| 08.08.2025 - 09.10.2025 |
Artists: Electric Coffin
Dare to immerse yourself in Electric Coffin's dynamic world, where everyday flora and fauna are reimagined as iconic, unforgettable figures. Their signature style is a masterclass in unexpected materials, bold graphics, and intricate layering, creating a tactile experience that resonates with both the raw beauty of decay and the promise of renewal. Each meticulously crafted piece hums with a palpable energy, embodying a protective aura or an inherent power field that surrounds and defines its subject. This is more than just an art show; it's an invitation to experience art that challenges, delights, and speaks to the vibrant pulse of contemporary culture.

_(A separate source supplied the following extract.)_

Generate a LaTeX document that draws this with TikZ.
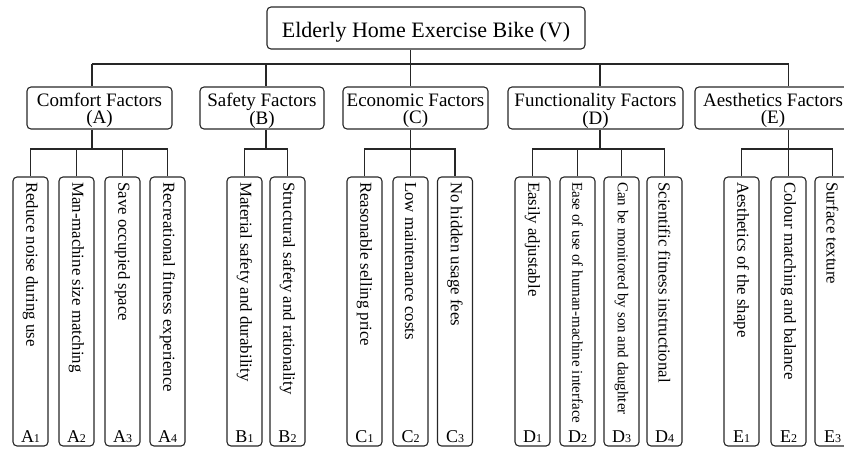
\documentclass[tikz,border=0pt]{standalone}
\usepackage{fontspec}
\setmainfont{Liberation Serif}
\begin{document}
\begin{tikzpicture}[x=1pt,y=-1pt,
  box/.style={draw=black!85, line width=1.1pt, rounded corners=4pt, inner sep=0pt},
  rootbox/.style={box, minimum width=318pt, minimum height=42pt, text height=20pt, text depth=2pt, font=\fontsize{22}{24}\selectfont},
  catbox/.style={box, minimum height=42pt, align=center, font=\fontsize{19}{17}\selectfont},
  leafbox/.style={box, minimum width=35pt, minimum height=269pt},
  leaftext/.style={rotate=-90, anchor=west, inner sep=0pt},
  lbl/.style={anchor=base, inner sep=0pt, font=\fontsize{18}{18}\selectfont},
  conn/.style={draw=black!85, line width=1.1pt}]
\useasboundingbox (0,0) rectangle (844,448);
\clip (0,0) rectangle (844,448);

% root
\node[rootbox] (V) at (426,28) {Elderly Home Exercise Bike (V)};

% categories
\newcommand{\tallstrut}{\rule{0pt}{19pt}}
\node[catbox, minimum width=145pt] (A) at (99.5,108) {\tallstrut Comfort Factors\\(A)};
\node[catbox, minimum width=124pt] (B) at (262,108) {\tallstrut Safety Factors\\(B)};
\node[catbox, minimum width=145pt] (C) at (415.5,108) {\tallstrut Economic Factors\\(C)};
\node[catbox, minimum width=175pt] (D) at (595.5,108) {\tallstrut Functionality Factors\\(D)};
\node[catbox, minimum width=156pt] (E) at (773,108) {\tallstrut Aesthetics Factors\\(E)};

% bus coordinates
\coordinate (tA) at (92,64);
\coordinate (tB) at (266,64);
\coordinate (tC) at (410.5,64);
\coordinate (tD) at (600,64);
\coordinate (tE) at (788.5,64);
\coordinate (bA) at (92,149);
\coordinate (bB) at (266,149);
\coordinate (bC) at (410.5,149);
\coordinate (bD) at (600,149);
\coordinate (bE) at (788.5,149);

% leaves
\foreach \n/\x/\lab/\sub/\fs/\t in {
  A1/30.5/A/1/16.8/Reduce noise during use,
  A2/76.5/A/2/16.8/Man-machine size matching,
  A3/122.5/A/3/16.8/Save occupied space,
  A4/167.5/A/4/16.8/Recreational fitness experience,
  B1/244.5/B/1/16.8/Material safety and durability,
  B2/287.5/B/2/16.8/Structural safety and rationality,
  C1/364.5/C/1/16.8/Reasonable selling price,
  C2/410.5/C/2/16.8/Low maintenance costs,
  C3/455/C/3/16.8/No hidden usage fees,
  D1/532.5/D/1/16.8/Easily adjustable,
  D2/577.5/D/2/15/Ease of use of human-machine interface,
  D3/621.5/D/3/15/Can be monitored by son and daughter,
  D4/664.5/D/4/16.8/Scientific fitness instructional,
  E1/741.5/E/1/16.8/Aesthetics of the shape,
  E2/788.5/E/2/16.8/Colour matching and balance,
  E3/832.5/E/3/16.8/Surface texture}
{
  \node[leafbox] (\n) at (\x,311.5) {};
  \node[leaftext, font=\fontsize{\fs}{18}\selectfont] (\n t) at (\x,182) {\t};
  \node[lbl] (\n l) at (\x,442) {\lab{\fontsize{12}{12}\selectfont\sub}};
}

% top connectors
\draw[conn] (V.south -| tC) -- (tC);
\draw[conn] (tA) -- (tE);
\foreach \c in {A,B,C,D,E}{
  \draw[conn] (t\c) -- (\c.north -| t\c);
  \draw[conn] (\c.south -| b\c) -- (b\c);
}

% lower buses
\draw[conn] (A1.north) -- (A1.north |- bA) -- (A4.north |- bA) -- (A4.north);
\draw[conn] (A2.north) -- (A2.north |- bA);
\draw[conn] (A3.north) -- (A3.north |- bA);
\draw[conn] (B1.north) -- (B1.north |- bB) -- (B2.north |- bB) -- (B2.north);
\draw[conn] (C1.north) -- (C1.north |- bC) -- (C3.north |- bC) -- (C3.north);
\draw[conn] (C2.north) -- (C2.north |- bC);
\draw[conn] (D1.north) -- (D1.north |- bD) -- (D4.north |- bD) -- (D4.north);
\draw[conn] (D2.north) -- (D2.north |- bD);
\draw[conn] (D3.north) -- (D3.north |- bD);
\draw[conn] (E1.north) -- (E1.north |- bE) -- (E3.north |- bE) -- (E3.north);
\draw[conn] (E2.north) -- (E2.north |- bE);
\end{tikzpicture}
\end{document}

| 08.22.2025 - 09.23.2025 | 6pm
Artists: Matt Flint
Step into the studio of a nature's scribe. Matt Flint presents a powerful new series of mixed-media paintings that are more than just images—they are dispatches from a world both untamed and deeply personal. Flint's signature layered technique captures fleeting moments in the wild, creating works where grand landscapes and majestic animals emerge from a haze of texture and abstraction. The tension of a controlled chaos of mark making and charged fragments unveil a narrative explosion of nature.

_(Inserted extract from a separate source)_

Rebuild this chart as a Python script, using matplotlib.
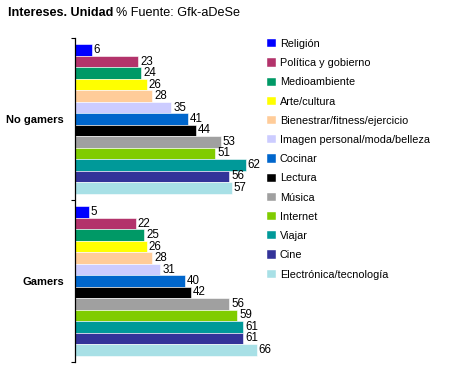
import matplotlib
matplotlib.use("Agg")
import matplotlib.pyplot as plt
from matplotlib.patches import Patch

plt.rcParams['font.family'] = ['Liberation Sans', 'DejaVu Sans']

groups = ["No gamers", "Gamers"]
interests = ["Religión", "Política y gobierno", "Medioambiente", "Arte/cultura",
             "Bienestrar/fitness/ejercicio", "Imagen personal/moda/belleza", "Cocinar",
             "Lectura", "Música", "Internet", "Viajar", "Cine", "Electrónica/tecnología"]
no_gamers = [6, 23, 24, 26, 28, 35, 41, 44, 53, 51, 62, 56, 57]
gamers = [5, 22, 25, 26, 28, 31, 40, 42, 56, 59, 61, 61, 66]
colors = ["#0000FF", "#B3336B", "#009966", "#FFFF00", "#FFCC99", "#CCCCFF", "#0066CC",
          "#000000", "#A0A0A0", "#80CC00", "#009999", "#333399", "#A8E0E6"]

series = [no_gamers, gamers]

fig = plt.figure(figsize=(4.70, 3.71), dpi=100)
ax = fig.add_axes([75/470, 1-362/371, 187/470, (362-38)/371])

n = len(interests)
total = 0.92
w = total / n
for gi, vals in enumerate(series):
    for j, v in enumerate(vals):
        y = gi - total/2 + (j + 0.5) * w
        ax.barh(y, v, height=w, color=colors[j], edgecolor='white', linewidth=0.4)
        ax.text(v + 0.8, y, str(v), va='center', ha='left', fontsize=8.3)

ax.set_xlim(0, 68)
ax.set_ylim(1.5, -0.5)
ax.set_yticks([0, 1])
ax.set_yticklabels(groups, fontweight='bold', fontsize=8)
ax.tick_params(axis='y', which='major', length=0, pad=8)
ax.set_yticks([-0.5, 0.5, 1.5], minor=True)
ax.tick_params(axis='y', which='minor', length=3, width=0.8)
ax.set_xticks([])
for s in ['top', 'right', 'bottom']:
    ax.spines[s].set_visible(False)
ax.spines['left'].set_linewidth(0.9)

t1 = fig.text(8/470, 1-13/371, "Intereses. Unidad", fontweight='bold', fontsize=9.1,
              va='center', ha='left')
fig.canvas.draw()
bb = t1.get_window_extent(renderer=fig.canvas.get_renderer())
x2 = (bb.x1 + 3) / fig.bbox.width
fig.text(x2, 1-13/371, "% Fuente: Gfk-aDeSe", fontsize=9.1, va='center', ha='left')

handles = [Patch(facecolor=c, edgecolor='white', linewidth=0.3) for c in colors]
fig.legend(handles, interests, loc='upper left', bbox_to_anchor=(267/470, 1-39/371),
           frameon=False, fontsize=7.8, handlelength=0.8, handleheight=0.8,
           handletextpad=0.4, labelspacing=0.85, borderpad=0, borderaxespad=0)

fig.savefig("out.png", dpi=100)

| 10.03.2025 - 11.29.2025 |
Artists: Beau Carey
Based in Albuquerque, New Mexico, Beau Carey is known for his immersive landscape paintings that reflect both physical encounters with remote environments and a deep questioning of how we perceive and represent space. In environments where traditional landscape conventions break down—where there’s no atmospheric perspective or stable point of reference, Carey challenges inherited ways of seeing. His compositions are built from memory and shaped by the concept of Notan, a design principle that balances dark and light. Beginning with cut-paper silhouettes drawn from remembered geographies, Carey distorts, mirrors, and reconfigures these fragments into patterns that reflect how we actually experience place: fractured by movement, time, distraction, and emotion. His paintings collapse multiple perspectives, horizons, and timelines into a single image. Forms appear as afterimages, shapes repeat and unravel, and spatial logic bends. The result is work that suggests continuity is an illusion—and that our perception of the world is far more dynamic and unstable than traditional landscape painting allows.